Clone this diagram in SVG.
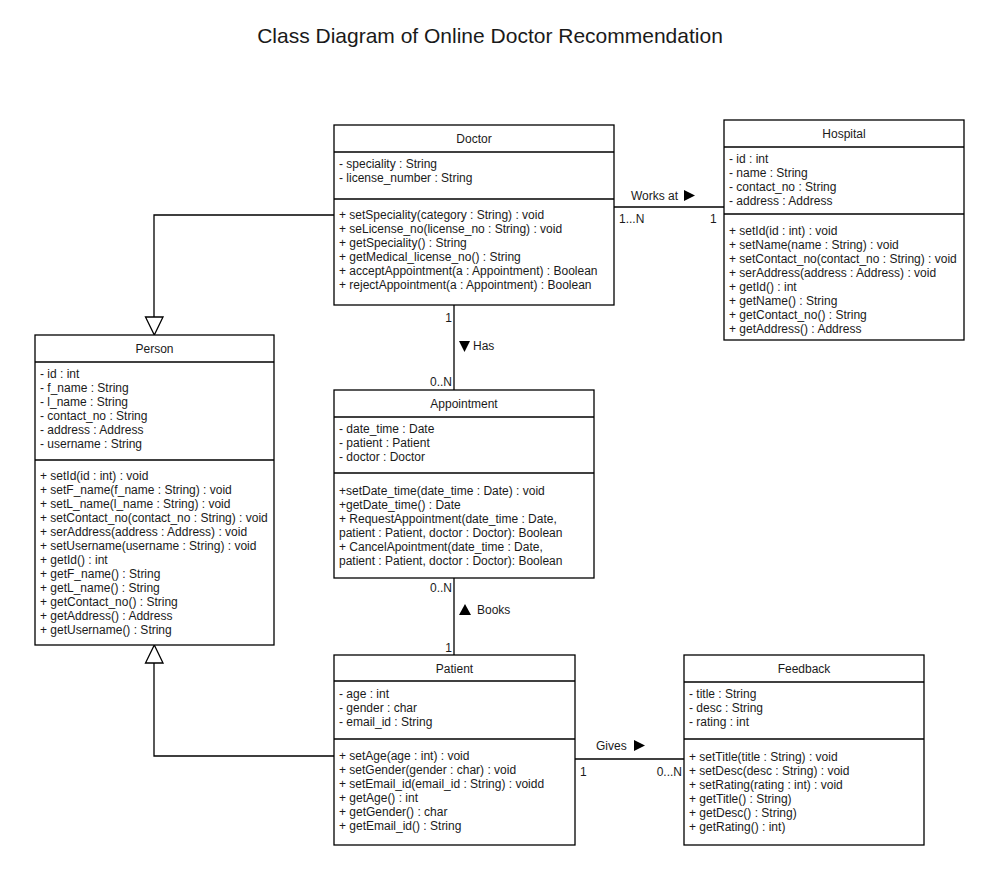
<svg xmlns="http://www.w3.org/2000/svg" width="1000" height="879" viewBox="0 0 1000 879">
<style>
text{font-family:"Liberation Sans",Arial,sans-serif;font-size:12px;fill:#1a1a1a}
.t{text-anchor:middle;font-size:12px}
.title{font-size:21px;text-anchor:middle}
.box{fill:#fff;stroke:#000;stroke-width:1.3}
.ln{stroke:#000;stroke-width:1.3;fill:none}
.e{text-anchor:end}
.tri{fill:#000;stroke:none}
.gen{fill:#fff;stroke:#000;stroke-width:1.3}
</style>
<rect width="1000" height="879" fill="#fff"/>
<text class="title" x="490" y="43">Class Diagram of Online Doctor Recommendation</text>

<g id="connectors">
  <line class="ln" x1="614" y1="207" x2="724" y2="207"/>
  <text x="631" y="200">Works at</text>
  <polygon class="tri" points="684,190 695,195.5 684,201"/>
  <text x="619" y="223">1...N</text>
  <text x="710" y="223">1</text>

  <line class="ln" x1="454" y1="305" x2="454" y2="390"/>
  <text class="e" x="452" y="322">1</text>
  <polygon class="tri" points="459,341 470,341 464.5,352"/>
  <text x="473" y="350">Has</text>
  <text class="e" x="452" y="386">0..N</text>

  <line class="ln" x1="454" y1="578" x2="454" y2="655"/>
  <text class="e" x="452" y="592">0..N</text>
  <polygon class="tri" points="459,615 471,615 465,604"/>
  <text x="477" y="614">Books</text>
  <text class="e" x="452" y="652">1</text>

  <line class="ln" x1="575" y1="759" x2="684" y2="759"/>
  <text x="596" y="750">Gives</text>
  <polygon class="tri" points="634,740 645,745.5 634,751"/>
  <text x="580" y="776">1</text>
  <text class="e" x="682" y="776">0...N</text>

  <polyline class="ln" points="334,215 154,215 154,317"/>
  <polygon class="gen" points="145.5,317 163,317 154.3,335"/>
  <polyline class="ln" points="334,756 154,756 154,663"/>
  <polygon class="gen" points="145.5,663 163,663 154.3,645"/>
</g>

<g id="doctor">
  <rect class="box" x="334" y="125" width="280" height="180"/>
  <line class="ln" x1="334" y1="152" x2="614" y2="152"/>
  <line class="ln" x1="334" y1="199" x2="614" y2="199"/>
  <text class="t" x="474" y="142.5">Doctor</text>
  <text x="339" y="168">- speciality : String</text>
  <text x="339" y="182">- license_number : String</text>
  <text x="339" y="219">+ setSpeciality(category : String) : void</text>
  <text x="339" y="233">+ seLicense_no(license_no : String) : void</text>
  <text x="339" y="247">+ getSpeciality() : String</text>
  <text x="339" y="261">+ getMedical_license_no() : String</text>
  <text x="339" y="275">+ acceptAppointment(a : Appointment) : Boolean</text>
  <text x="339" y="289">+ rejectAppointment(a : Appointment) : Boolean</text>
</g>

<g id="hospital">
  <rect class="box" x="724" y="120" width="240" height="220"/>
  <line class="ln" x1="724" y1="147" x2="964" y2="147"/>
  <line class="ln" x1="724" y1="214" x2="964" y2="214"/>
  <text class="t" x="844" y="137.5">Hospital</text>
  <text x="729" y="163">- id : int</text>
  <text x="729" y="177">- name : String</text>
  <text x="729" y="191">- contact_no : String</text>
  <text x="729" y="205">- address : Address</text>
  <text x="729" y="235">+ setId(id : int) : void</text>
  <text x="729" y="249">+ setName(name : String) : void</text>
  <text x="729" y="263">+ setContact_no(contact_no : String) : void</text>
  <text x="729" y="277">+ serAddress(address : Address) : void</text>
  <text x="729" y="291">+ getId() : int</text>
  <text x="729" y="305">+ getName() : String</text>
  <text x="729" y="319">+ getContact_no() : String</text>
  <text x="729" y="333">+ getAddress() : Address</text>
</g>

<g id="person">
  <rect class="box" x="35" y="335" width="239" height="310"/>
  <line class="ln" x1="35" y1="362" x2="274" y2="362"/>
  <line class="ln" x1="35" y1="460" x2="274" y2="460"/>
  <text class="t" x="154.5" y="352.5">Person</text>
  <text x="40" y="378">- id : int</text>
  <text x="40" y="392">- f_name : String</text>
  <text x="40" y="406">- l_name : String</text>
  <text x="40" y="420">- contact_no : String</text>
  <text x="40" y="434">- address : Address</text>
  <text x="40" y="448">- username : String</text>
  <text x="40" y="480">+ setId(id : int) : void</text>
  <text x="40" y="494">+ setF_name(f_name : String) : void</text>
  <text x="40" y="508">+ setL_name(l_name : String) : void</text>
  <text x="40" y="522">+ setContact_no(contact_no : String) : void</text>
  <text x="40" y="536">+ serAddress(address : Address) : void</text>
  <text x="40" y="550">+ setUsername(username : String) : void</text>
  <text x="40" y="564">+ getId() : int</text>
  <text x="40" y="578">+ getF_name() : String</text>
  <text x="40" y="592">+ getL_name() : String</text>
  <text x="40" y="606">+ getContact_no() : String</text>
  <text x="40" y="620">+ getAddress() : Address</text>
  <text x="40" y="634">+ getUsername() : String</text>
</g>

<g id="appointment">
  <rect class="box" x="334" y="390" width="260" height="188"/>
  <line class="ln" x1="334" y1="417" x2="594" y2="417"/>
  <line class="ln" x1="334" y1="473" x2="594" y2="473"/>
  <text class="t" x="464" y="407.5">Appointment</text>
  <text x="339" y="433">- date_time : Date</text>
  <text x="339" y="447">- patient : Patient</text>
  <text x="339" y="461">- doctor : Doctor</text>
  <text x="339" y="495">+setDate_time(date_time : Date) : void</text>
  <text x="339" y="509">+getDate_time() : Date</text>
  <text x="339" y="523">+ RequestAppointment(date_time : Date,</text>
  <text x="339" y="537">patient : Patient, doctor : Doctor): Boolean</text>
  <text x="339" y="551">+ CancelApointment(date_time : Date,</text>
  <text x="339" y="565">patient : Patient, doctor : Doctor): Boolean</text>
</g>

<g id="patient">
  <rect class="box" x="334" y="655" width="241" height="190"/>
  <line class="ln" x1="334" y1="681" x2="575" y2="681"/>
  <line class="ln" x1="334" y1="739" x2="575" y2="739"/>
  <text class="t" x="454.5" y="672.5">Patient</text>
  <text x="339" y="698">- age : int</text>
  <text x="339" y="712">- gender : char</text>
  <text x="339" y="726">- email_id : String</text>
  <text x="339" y="760">+ setAge(age : int) : void</text>
  <text x="339" y="774">+ setGender(gender : char) : void</text>
  <text x="339" y="788">+ setEmail_id(email_id : String) : voidd</text>
  <text x="339" y="802">+ getAge() : int</text>
  <text x="339" y="816">+ getGender() : char</text>
  <text x="339" y="830">+ getEmail_id() : String</text>
</g>

<g id="feedback">
  <rect class="box" x="684" y="655" width="240" height="190"/>
  <line class="ln" x1="684" y1="682" x2="924" y2="682"/>
  <line class="ln" x1="684" y1="739" x2="924" y2="739"/>
  <text class="t" x="804" y="672.5">Feedback</text>
  <text x="689" y="698">- title : String</text>
  <text x="689" y="712">- desc : String</text>
  <text x="689" y="726">- rating : int</text>
  <text x="689" y="761">+ setTitle(title : String) : void</text>
  <text x="689" y="775">+ setDesc(desc : String) : void</text>
  <text x="689" y="789">+ setRating(rating : int) : void</text>
  <text x="689" y="803">+ getTitle() : String)</text>
  <text x="689" y="817">+ getDesc() : String)</text>
  <text x="689" y="831">+ getRating() : int)</text>
</g>
</svg>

********************

## Task statement:
Restate the entire listing word for word, excluding pictures.

## Response below:
Clone this diagram in SVG.
<svg xmlns="http://www.w3.org/2000/svg" width="1000" height="879" viewBox="0 0 1000 879">
<style>
text{font-family:"Liberation Sans",Arial,sans-serif;font-size:12px;fill:#1a1a1a}
.t{text-anchor:middle;font-size:12px}
.title{font-size:21px;text-anchor:middle}
.box{fill:#fff;stroke:#000;stroke-width:1.3}
.ln{stroke:#000;stroke-width:1.3;fill:none}
.e{text-anchor:end}
.tri{fill:#000;stroke:none}
.gen{fill:#fff;stroke:#000;stroke-width:1.3}
</style>
<rect width="1000" height="879" fill="#fff"/>
<text class="title" x="490" y="43">Class Diagram of Online Doctor Recommendation</text>

<g id="connectors">
  <line class="ln" x1="614" y1="207" x2="724" y2="207"/>
  <text x="631" y="200">Works at</text>
  <polygon class="tri" points="684,190 695,195.5 684,201"/>
  <text x="619" y="223">1...N</text>
  <text x="710" y="223">1</text>

  <line class="ln" x1="454" y1="305" x2="454" y2="390"/>
  <text class="e" x="452" y="322">1</text>
  <polygon class="tri" points="459,341 470,341 464.5,352"/>
  <text x="473" y="350">Has</text>
  <text class="e" x="452" y="386">0..N</text>

  <line class="ln" x1="454" y1="578" x2="454" y2="655"/>
  <text class="e" x="452" y="592">0..N</text>
  <polygon class="tri" points="459,615 471,615 465,604"/>
  <text x="477" y="614">Books</text>
  <text class="e" x="452" y="652">1</text>

  <line class="ln" x1="575" y1="759" x2="684" y2="759"/>
  <text x="596" y="750">Gives</text>
  <polygon class="tri" points="634,740 645,745.5 634,751"/>
  <text x="580" y="776">1</text>
  <text class="e" x="682" y="776">0...N</text>

  <polyline class="ln" points="334,215 154,215 154,317"/>
  <polygon class="gen" points="145.5,317 163,317 154.3,335"/>
  <polyline class="ln" points="334,756 154,756 154,663"/>
  <polygon class="gen" points="145.5,663 163,663 154.3,645"/>
</g>

<g id="doctor">
  <rect class="box" x="334" y="125" width="280" height="180"/>
  <line class="ln" x1="334" y1="152" x2="614" y2="152"/>
  <line class="ln" x1="334" y1="199" x2="614" y2="199"/>
  <text class="t" x="474" y="142.5">Doctor</text>
  <text x="339" y="168">- speciality : String</text>
  <text x="339" y="182">- license_number : String</text>
  <text x="339" y="219">+ setSpeciality(category : String) : void</text>
  <text x="339" y="233">+ seLicense_no(license_no : String) : void</text>
  <text x="339" y="247">+ getSpeciality() : String</text>
  <text x="339" y="261">+ getMedical_license_no() : String</text>
  <text x="339" y="275">+ acceptAppointment(a : Appointment) : Boolean</text>
  <text x="339" y="289">+ rejectAppointment(a : Appointment) : Boolean</text>
</g>

<g id="hospital">
  <rect class="box" x="724" y="120" width="240" height="220"/>
  <line class="ln" x1="724" y1="147" x2="964" y2="147"/>
  <line class="ln" x1="724" y1="214" x2="964" y2="214"/>
  <text class="t" x="844" y="137.5">Hospital</text>
  <text x="729" y="163">- id : int</text>
  <text x="729" y="177">- name : String</text>
  <text x="729" y="191">- contact_no : String</text>
  <text x="729" y="205">- address : Address</text>
  <text x="729" y="235">+ setId(id : int) : void</text>
  <text x="729" y="249">+ setName(name : String) : void</text>
  <text x="729" y="263">+ setContact_no(contact_no : String) : void</text>
  <text x="729" y="277">+ serAddress(address : Address) : void</text>
  <text x="729" y="291">+ getId() : int</text>
  <text x="729" y="305">+ getName() : String</text>
  <text x="729" y="319">+ getContact_no() : String</text>
  <text x="729" y="333">+ getAddress() : Address</text>
</g>

<g id="person">
  <rect class="box" x="35" y="335" width="239" height="310"/>
  <line class="ln" x1="35" y1="362" x2="274" y2="362"/>
  <line class="ln" x1="35" y1="460" x2="274" y2="460"/>
  <text class="t" x="154.5" y="352.5">Person</text>
  <text x="40" y="378">- id : int</text>
  <text x="40" y="392">- f_name : String</text>
  <text x="40" y="406">- l_name : String</text>
  <text x="40" y="420">- contact_no : String</text>
  <text x="40" y="434">- address : Address</text>
  <text x="40" y="448">- username : String</text>
  <text x="40" y="480">+ setId(id : int) : void</text>
  <text x="40" y="494">+ setF_name(f_name : String) : void</text>
  <text x="40" y="508">+ setL_name(l_name : String) : void</text>
  <text x="40" y="522">+ setContact_no(contact_no : String) : void</text>
  <text x="40" y="536">+ serAddress(address : Address) : void</text>
  <text x="40" y="550">+ setUsername(username : String) : void</text>
  <text x="40" y="564">+ getId() : int</text>
  <text x="40" y="578">+ getF_name() : String</text>
  <text x="40" y="592">+ getL_name() : String</text>
  <text x="40" y="606">+ getContact_no() : String</text>
  <text x="40" y="620">+ getAddress() : Address</text>
  <text x="40" y="634">+ getUsername() : String</text>
</g>

<g id="appointment">
  <rect class="box" x="334" y="390" width="260" height="188"/>
  <line class="ln" x1="334" y1="417" x2="594" y2="417"/>
  <line class="ln" x1="334" y1="473" x2="594" y2="473"/>
  <text class="t" x="464" y="407.5">Appointment</text>
  <text x="339" y="433">- date_time : Date</text>
  <text x="339" y="447">- patient : Patient</text>
  <text x="339" y="461">- doctor : Doctor</text>
  <text x="339" y="495">+setDate_time(date_time : Date) : void</text>
  <text x="339" y="509">+getDate_time() : Date</text>
  <text x="339" y="523">+ RequestAppointment(date_time : Date,</text>
  <text x="339" y="537">patient : Patient, doctor : Doctor): Boolean</text>
  <text x="339" y="551">+ CancelApointment(date_time : Date,</text>
  <text x="339" y="565">patient : Patient, doctor : Doctor): Boolean</text>
</g>

<g id="patient">
  <rect class="box" x="334" y="655" width="241" height="190"/>
  <line class="ln" x1="334" y1="681" x2="575" y2="681"/>
  <line class="ln" x1="334" y1="739" x2="575" y2="739"/>
  <text class="t" x="454.5" y="672.5">Patient</text>
  <text x="339" y="698">- age : int</text>
  <text x="339" y="712">- gender : char</text>
  <text x="339" y="726">- email_id : String</text>
  <text x="339" y="760">+ setAge(age : int) : void</text>
  <text x="339" y="774">+ setGender(gender : char) : void</text>
  <text x="339" y="788">+ setEmail_id(email_id : String) : voidd</text>
  <text x="339" y="802">+ getAge() : int</text>
  <text x="339" y="816">+ getGender() : char</text>
  <text x="339" y="830">+ getEmail_id() : String</text>
</g>

<g id="feedback">
  <rect class="box" x="684" y="655" width="240" height="190"/>
  <line class="ln" x1="684" y1="682" x2="924" y2="682"/>
  <line class="ln" x1="684" y1="739" x2="924" y2="739"/>
  <text class="t" x="804" y="672.5">Feedback</text>
  <text x="689" y="698">- title : String</text>
  <text x="689" y="712">- desc : String</text>
  <text x="689" y="726">- rating : int</text>
  <text x="689" y="761">+ setTitle(title : String) : void</text>
  <text x="689" y="775">+ setDesc(desc : String) : void</text>
  <text x="689" y="789">+ setRating(rating : int) : void</text>
  <text x="689" y="803">+ getTitle() : String)</text>
  <text x="689" y="817">+ getDesc() : String)</text>
  <text x="689" y="831">+ getRating() : int)</text>
</g>
</svg>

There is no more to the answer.